Amazingly, each crab in the barrel (supporters, pundits, media, ect.) seeking to promote Obama, keeps on pulling this transcending leader down. I take offense that Obama has to discern on a daily basis whether he is too black and/or black enough. But hey, perhaps the devil we know is better than the devil that lies within us . . . and why Hillary is now poised to steal victory out of the jaws of defeat.
The more Obama is forced to say I am not "that kind of Black man" the more people will be convinced that he is hiding his Black Panther Action Figure and decorder ring under his pillow at night!
What did his speech achieve?
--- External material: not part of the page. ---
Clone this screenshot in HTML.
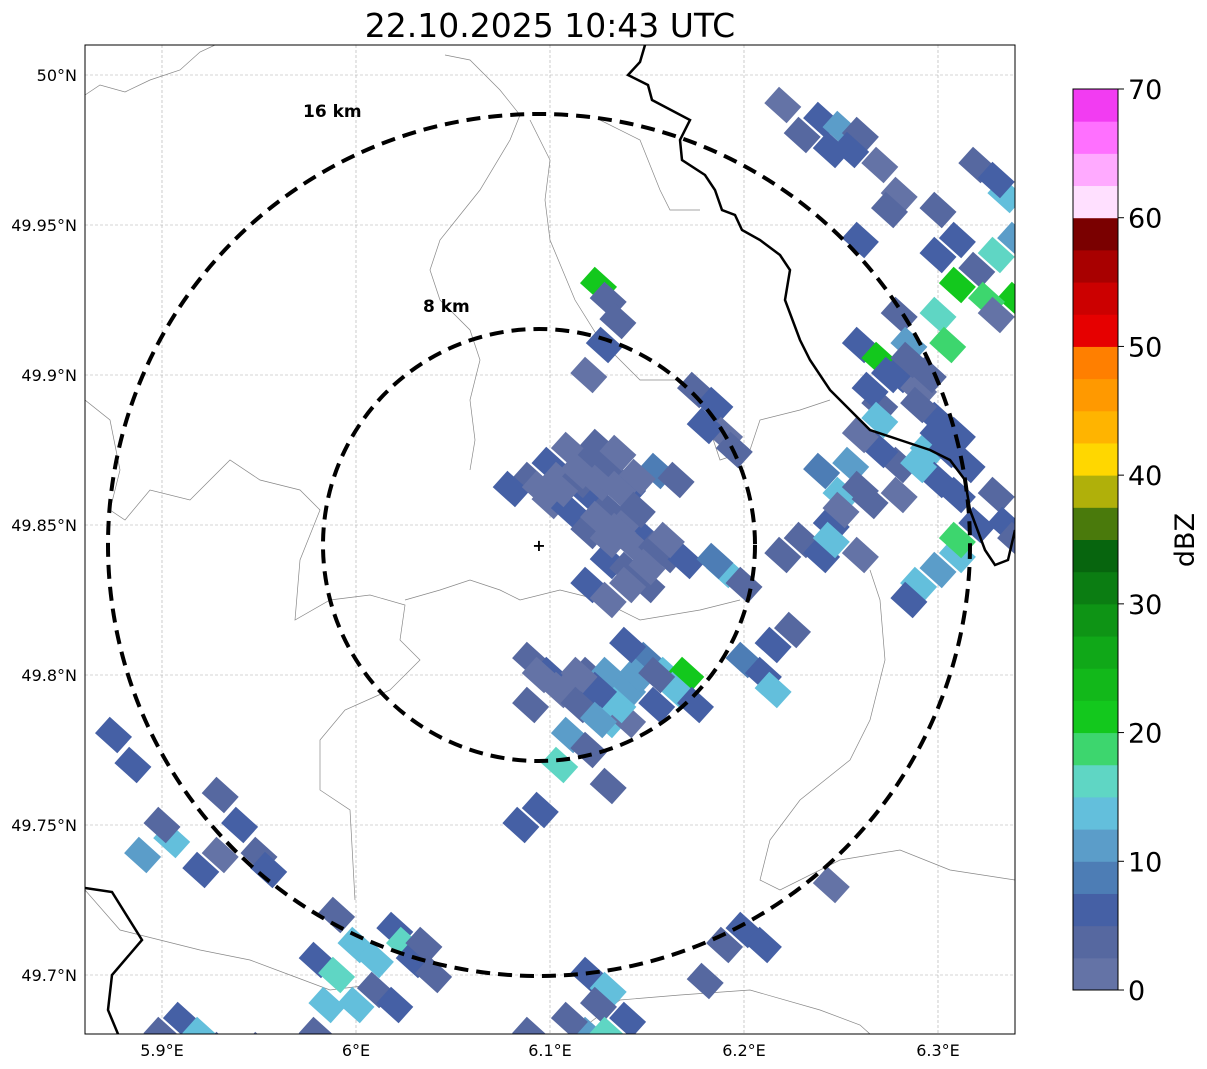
<!DOCTYPE html>
<html><head><meta charset="utf-8"><style>
body{margin:0;background:#fff;font-family:"DejaVu Sans","Liberation Sans",sans-serif}
svg{display:block}
</style></head><body>
<svg id="fig" width="1207" height="1069" xmlns="http://www.w3.org/2000/svg" font-family="DejaVu Sans, Liberation Sans, sans-serif">
<text x="550" y="37" font-size="33" text-anchor="middle">22.10.2025 10:43 UTC</text>
<defs><clipPath id="mapclip"><rect x="85" y="45" width="930" height="989"/></clipPath></defs>
<g id="map" clip-path="url(#mapclip)"></g>
<rect x="85" y="45" width="930" height="989" fill="none" stroke="#000" stroke-width="1"/>
<g id="axes"></g>
<g id="cbar"></g>
</svg>
<script>
const lonTicks=[5.9,6.0,6.1,6.2,6.3];
const latTicks=[50.0,49.95,49.9,49.85,49.8,49.75,49.7];
const cbTicks=[0,10,20,30,40,50,60,70];
const cbColors=["#6473a6","#5668a0","#4560a5","#4d7db5","#5b9dc9","#63bfdc","#5fd6c4","#3dd66e","#13c81d","#12b81a","#10a818","#0e9415","#0b7d12","#07650e","#4a7a0c","#b0b00a","#ffd700","#ffb400","#ff9900","#ff7f00","#e60000","#cc0000","#a80000","#7a0000","#ffe0ff","#ffaaff","#ff70ff","#f23cf2"];
const cellLon=[6.09,6.10,6.11,6.12,6.13,6.14,6.10,6.11,6.12,6.13,6.12,6.14,6.15,6.16,6.17,6.13,6.14,6.15,6.12,6.13,6.19,6.185,6.2,6.155,6.165,6.08,
6.09,6.10,6.11,6.12,6.13,6.14,6.15,6.16,6.17,6.165,6.12,6.13,6.11,6.105,6.12,6.14,6.155,6.09,6.095,6.085,6.13,6.175,
6.175,6.185,6.19,6.195,6.18,6.125,6.13,6.135,6.128,6.12,
6.26,6.27,6.28,6.285,6.28,6.27,6.29,6.3,6.31,6.295,6.28,6.27,6.255,6.25,6.265,6.28,6.3,6.31,6.24,6.245,6.3,6.31,6.32,6.33,6.34,6.325,6.33,6.305,6.295,6.3,6.31,6.34,6.33,6.335,6.34,6.31,6.3,6.29,6.285,6.31,6.32,6.23,6.24,6.22,6.245,6.26,6.215,6.225,6.2,6.21,6.215,
6.23,6.24,6.25,6.26,6.255,6.27,6.245,6.22,6.32,6.335,6.33,6.28,6.26,6.275,
5.93,5.94,5.93,5.92,5.905,5.9,5.89,5.95,5.955,5.875,5.885,
5.99,6.0,6.01,6.02,6.025,6.03,6.04,5.98,5.99,5.985,6.0,6.01,5.98,6.02,6.035,
5.9,5.91,5.92,5.93,5.95,
6.12,6.13,6.125,6.12,6.11,6.14,6.09,6.13,
6.2,6.21,6.19,6.18,6.245,6.3,
6.095,6.105,6.115,6.125,6.135,6.105,6.115,6.125,6.135,6.145,6.125,6.135,6.145,6.155,6.14,6.15,6.16,6.145,6.13,
6.095,6.105,6.115,6.125,6.135,6.145,6.155,6.125,6.115,6.14,
6.265,6.275,6.285,6.26,6.27,6.29,6.305,6.315,6.25,6.26,6.29,6.3];
const cellLat=[49.865,49.87,49.875,49.87,49.868,49.862,49.858,49.855,49.86,49.855,49.848,49.85,49.845,49.84,49.838,49.838,49.835,49.83,49.83,49.825,49.835,49.838,49.83,49.868,49.865,49.862,
49.805,49.80,49.795,49.80,49.80,49.795,49.805,49.80,49.80,49.795,49.79,49.785,49.78,49.77,49.775,49.785,49.79,49.79,49.755,49.75,49.763,49.79,
49.895,49.89,49.88,49.875,49.883,49.93,49.925,49.918,49.91,49.9,
49.91,49.905,49.92,49.91,49.9,49.89,49.895,49.885,49.88,49.875,49.87,49.875,49.87,49.86,49.858,49.86,49.865,49.86,49.868,49.85,49.92,49.93,49.935,49.94,49.925,49.925,49.92,49.91,49.9,49.94,49.945,49.945,49.86,49.85,49.845,49.84,49.835,49.83,49.825,49.845,49.85,49.845,49.84,49.84,49.845,49.84,49.81,49.815,49.805,49.8,49.795,
49.98,49.985,49.982,49.98,49.975,49.97,49.975,49.99,49.97,49.96,49.965,49.96,49.945,49.955,
49.76,49.75,49.74,49.735,49.745,49.75,49.74,49.74,49.735,49.78,49.77,
49.72,49.71,49.705,49.715,49.71,49.705,49.7,49.705,49.7,49.69,49.69,49.695,49.68,49.69,49.71,
49.68,49.685,49.68,49.675,49.675,
49.7,49.695,49.69,49.68,49.685,49.685,49.68,49.68,
49.715,49.71,49.71,49.698,49.73,49.955,
49.862,49.865,49.865,49.864,49.862,49.862,49.868,49.876,49.874,49.866,49.852,49.848,49.842,49.842,49.83,49.836,49.845,49.855,49.845,
49.80,49.795,49.79,49.785,49.79,49.80,49.8,49.795,49.8,49.81,
49.895,49.9,49.905,49.88,49.885,49.89,49.875,49.87,49.855,49.862,49.87,49.88];
const cellDbz=[3,5,2,4,3,5,2,6,7,3,4,2,5,3,6,5,3,4,6,2,13,8,4,9,4,6,
3,5,2,4,11,12,8,13,20,14,6,14,10,15,3,2,5,4,6,5,3,7,
3,5,2,4,6,20,4,3,6,2,
5,20,3,12,6,4,2,5,7,13,3,6,11,14,4,2,5,6,9,5,15,21,3,17,22,19,2,18,4,6,5,12,4,7,3,14,12,13,5,18,6,4,7,3,13,2,5,3,8,6,14,
3,5,12,4,6,2,7,2,4,13,6,2,5,3,
3,5,2,6,13,4,12,3,5,6,5,
4,13,14,7,15,5,3,5,16,13,14,3,4,6,4,
3,5,13,4,2,
5,13,4,11,3,6,4,16,
6,5,4,3,2,3,
2,1,3,1,2,2,1,3,2,1,1,2,1,3,2,1,2,3,1,
2,1,3,12,13,11,4,5,2,7,
5,6,4,2,14,3,5,6,2,4,13,5];

const X0=85,X1=1015,Y0=45,Y1=1034;
const xS=v=>162+(v-5.9)*1940;
const yS=v=>75+(50-v)*3000;
const NS="http://www.w3.org/2000/svg";
function mk(t,a,p){const e=document.createElementNS(NS,t);for(const k in a)e.setAttribute(k,a[k]);p.appendChild(e);return e;}
const map=document.getElementById('map'),axes=document.getElementById('axes'),cb=document.getElementById('cbar');

lonTicks.forEach(v=>{const l=mk('line',{x1:xS(v),x2:xS(v),y1:Y0,y2:Y1,stroke:'#aaa','stroke-width':0.6,'stroke-dasharray':'3,2'},map);

});
latTicks.forEach(v=>{const l=mk('line',{x1:X0,x2:X1,y1:yS(v),y2:yS(v),stroke:'#aaa','stroke-width':0.6,'stroke-dasharray':'3,2'},map);

});

const greyPaths=["M85,95 L100,85 L125,92 L150,80 L180,70 L200,52 L215,45",
"M85,400 L110,420 L120,470 L110,510 L125,520 L150,490 L190,500 L230,460 L260,480 L300,490 L320,510 L300,560 L295,620 L330,600 L370,595 L405,605 L400,640 L420,660 L390,690 L345,710 L320,740 L320,790 L350,810 L355,900",
"M405,600 L440,590 L470,580 L500,590 L520,600 L560,590 L600,600 L640,620 L700,610 L740,600",
"M445,55 L470,60 L500,90 L520,115 L510,140 L480,190 L460,215 L440,240 L430,270 L440,300 L470,330 L480,360 L470,400 L475,440 L470,470",
"M530,120 L550,160 L545,200 L550,240 L575,300 L600,340 L640,380 L680,380 L700,400 L720,460 L750,450 L760,420 L800,410 L830,400",
"M85,890 L120,930 L160,940 L200,950 L250,960 L290,975 L330,990 L370,985",
"M580,1030 L620,1000 L680,995 L750,990 L820,1010 L860,1025 L870,1034",
"M870,570 L880,600 L885,660 L870,720 L850,760 L800,800 L770,840 L760,880 L780,890 L840,860 L900,850 L950,870 L1015,880",
"M600,120 L640,140 L660,190 L670,210 L700,210"];
greyPaths.forEach(d=>{const p=mk('path',{d:d,fill:'none',stroke:'#888','stroke-width':0.7},map);

});

for(let i=0;i<cellDbz.length;i++){
 const cx=xS(cellLon[i]),cy=yS(cellLat[i]);
 const ci=Math.max(0,Math.min(27,Math.floor(cellDbz[i]/2.5)));
 const r=mk('rect',{x:cx-15,y:cy-11,width:30,height:22,fill:cbColors[ci],transform:`rotate(42 ${cx} ${cy})`},map);
 
 
}

const blackPaths=["M645,45 L640,62 L628,75 L648,85 L652,100 L690,120 L680,140 L682,160 L705,175 L715,190 L722,210 L735,215 L742,230 L760,240 L780,255 L790,270 L785,300 L800,340 L810,360 L830,390 L850,410 L870,430 L900,440 L930,450 L950,460 L965,480 L970,510 L985,550 L995,565 L1008,560 L1015,530",
"M85,888 L112,892 L142,940 L112,975 L108,1010 L118,1034"];
blackPaths.forEach(d=>{const p=mk('path',{d:d,fill:'none',stroke:'#000','stroke-width':2.5},map);

});

const cx0=539,cy0=545;
[[216,'8 km',423,312],[431,'16 km',303,117]].forEach(r=>{
 const c=mk('circle',{cx:cx0,cy:cy0,r:r[0],fill:'none',stroke:'#000','stroke-width':4,'stroke-dasharray':'14,8'},map);
 
 
 const t=mk('text',{x:r[2],y:r[3],'font-size':17,'font-weight':'bold'},map);t.textContent=r[1];
 
 
});
const pl=mk('text',{x:cx0,y:cy0+6,'font-size':16,'font-weight':'bold','text-anchor':'middle'},map);pl.textContent='+';



lonTicks.forEach(v=>{const t=mk('text',{x:xS(v),y:1056,'font-size':16,'text-anchor':'middle'},axes);t.textContent=v.toFixed(1).replace(/\.0$/,'')+'°E';

});
latTicks.forEach(v=>{const t=mk('text',{x:77,y:yS(v)+6,'font-size':16,'text-anchor':'end'},axes);
let s=v.toFixed(2).replace(/0$/,'');if(v===50)s='50';t.textContent=s+'°N';

});

const cbX=1073,cbW=45,cbTop=89,cbBot=990,per=(cbBot-cbTop)/70;
cbColors.forEach((c,i)=>{const r=mk('rect',{x:cbX,y:cbBot-(i+1)*2.5*per,width:cbW,height:2.5*per+0.5,fill:c},cb);

});
const fr=mk('rect',{x:cbX,y:cbTop,width:cbW,height:cbBot-cbTop,fill:'none',stroke:'#000','stroke-width':1},cb);


cbTicks.forEach(v=>{const y=cbBot-v*per;mk('line',{x1:cbX+cbW,x2:cbX+cbW+6,y1:y,y2:y,stroke:'#000'},cb);
const t=mk('text',{x:cbX+cbW+10,y:y+10,'font-size':27},cb);t.textContent=v;

});
const lab=mk('text',{x:1194,y:540,'font-size':27,'text-anchor':'middle',transform:'rotate(-90 1194 540)'},cb);lab.textContent='dBZ';


</script>
</body></html>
More than "mend it, don't end it." Does Hillary have a plan or message that brings people together . . . Not! Perhaps DuBois was prophetic when he wrote in The Souls of Black Folks, that he had nothing to say when people asked "how does it feel to be a problem?" And yet, Dred Scott and Plessy vs. Ferguson have regained the political low ground as Obama is forced by circumstance to answer that distructive and insidious question.
How many of us are bold enough to Stand, and avoid the divisive and "crabs in the barrel" politics. Too many have not a word!
Once in a generation--if we are lucky--someone comes along who is transformational. If there was previously any question of his ability to be that transformational figure, Obama's speech has answered it.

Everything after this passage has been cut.